Makes about 3 1/2 dozen
There are many versions of lingue di gatto, but this remains my favorite. It is a very versatile cookie that looks like a ladyfinger or, by a short stretch of the imagination, a tongue. Serve them as is, or frost the tops with a thin glaze of bittersweet chocolate. Or sandwich them together with chocolate and a smidge of jam, or just with jam alone.
14 tablespoons (1 3/4 sticks) unsalted butter, softened
1 cup confectioners' sugar
1 tablespoon vanilla extract
2 cups King Arthur™ Unbleached, All-Purpose Flour, sifted
3 large egg whites, at room temperature
4 ounces bittersweet chocolate, coarsely chopped
Preheat the oven to 450º and position the racks in the center and upper part of the oven. Line two cookie sheets with parchment paper, or lightly butter and flour them. In a bowl, with an electric mixer, beat the butter, sugar, and vanilla until creamy. Gradually beat in the flour, a few spoonfuls at a time.

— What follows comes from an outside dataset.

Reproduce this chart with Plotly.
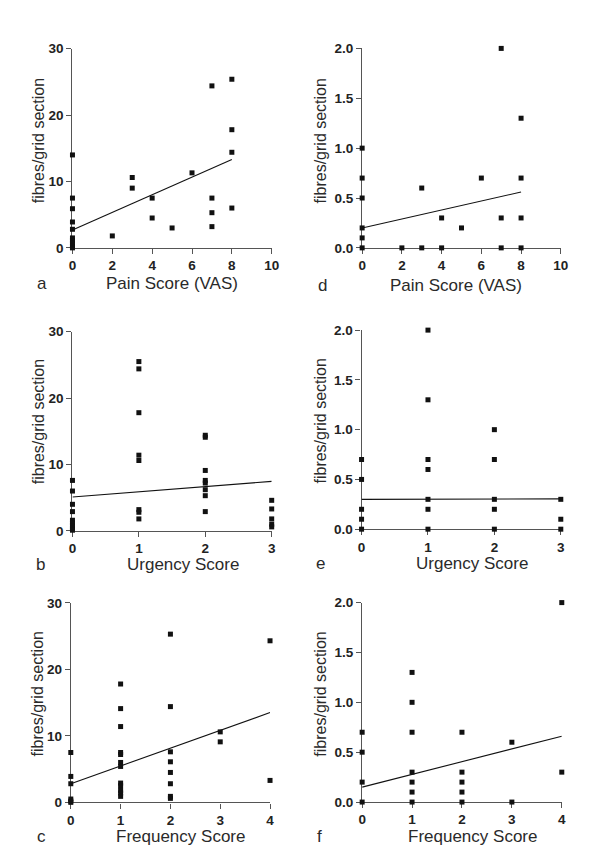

In a clean bowl, with clean beaters, beat the egg whites until stiff but not dry peaks form. Fold the whites into the butter mixture, taking care not to deflate the whites.
Fill a pastry bag fitted with a 1/2-inch plain tip with the batter and pipe out 3-inch-long cookies on the cookie sheets, spacing them 1 inch apart.
Bake for 5 to 7 minutes, rotating the sheets once, until the cookies are firm to the touch but still pale and only very lightly browned around the edges. Remove them to cooling racks.
If making the glaze, bring 2 cups of water to a simmer in the base of a double boiler. Turn off the heat. Place the chocolate in the top of the double boiler and let sit, stirring occasionally, until it melts.
Spread the tops of the cookies with a thin layer of glaze, and let it set. Or use the glaze to sandwich the cookies.